Dessa joined Doomtree, a Minneapolis rap collective with a toe dipped in both the hip-hop and punk cultures, after a lap or two around the Twin Cities' slam poetry circuit. Her work is hyper literate and articulate; powerful, confident and notably singular, even among her crew. ""Right now I'm listening to pianists in an effort to teach my brain the way that melody works, so I'm less likely to be listening to the Replacements than, say, Philip Glass,"" she said of her influences.
The stories the young emcee weaves (and they most certainly are stories in the most earnest sense of the word) straddle the fine line between fact and fiction. ""That's a big part of it; taking a personal experience and putting it in less concrete terms, or taking an idea and housing it in a scene or story"" Dessa said. There's a wistful ambiguity in her words, then, but the beauty and the talent behind them is absolutely unquestionable.
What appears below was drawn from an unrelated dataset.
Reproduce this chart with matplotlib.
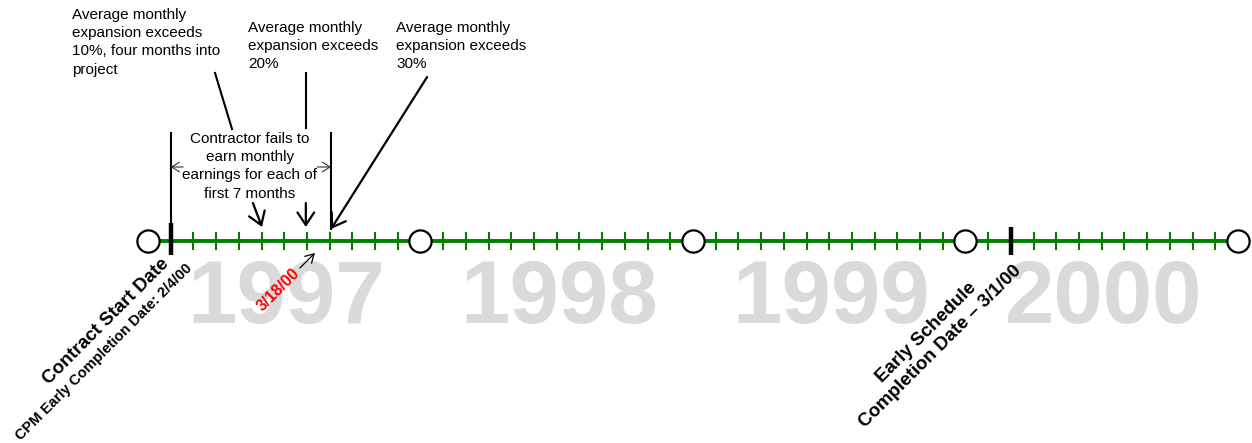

For Dessa, stagnation is not an option. ""In an ideal world I'd push the envelope as far as I'm comfortable, then take all the lessons I've learned from that project and apply it to the next thing,"" Dessa said of her developmental process. ""I'm hoping not to move towards an extreme, but rather to get a wider wingspan. Then when I'm tackling any single song I can decide, ‘hey, this needs a crazy synthetic bassline, or let's bring in a Chinese violinist,' because I'm familiar enough with the pallet of sound.""
Dessa recently released Castor, The Twin, a set of reworked songs from her debut False Hopes EP and her consistently dazzling full-length, A Badly Broken Code. The album replaces the beats and synthetic sounds of the original songs with new, organic arrangements like those she's been using on tour.
""On Castor it's string sections and grand piano, and vibraphone and mandolin and you just turn to 11 on this organic, quiet, patient instrumentation,"" she explained. ""After working a lot with studio stuff, I kind of want to figure out, like, what kind of instrument is the stand up bass? What kind of sounds can it make? What is the piano? What does it sound like when you play a guitar song on piano?""
What's next for the rising star, then? ""There's an album that comes out in 2012 that hopes to draw from everything, from simple love ballads to raging rap manifestos,"" Dessa excitedly confirmed. ""Doomtree has been working really hard for most of 2011 working on an album called No King, coming out Nov. 22. It's the most collaborative record yet, and it's really weird [laughs]. It's cool, and it's weird and bold and beautiful. It's going to be dope.""
Dessa plays at the High Noon Saloon Wednesday, Oct. 12 at 9 p.m.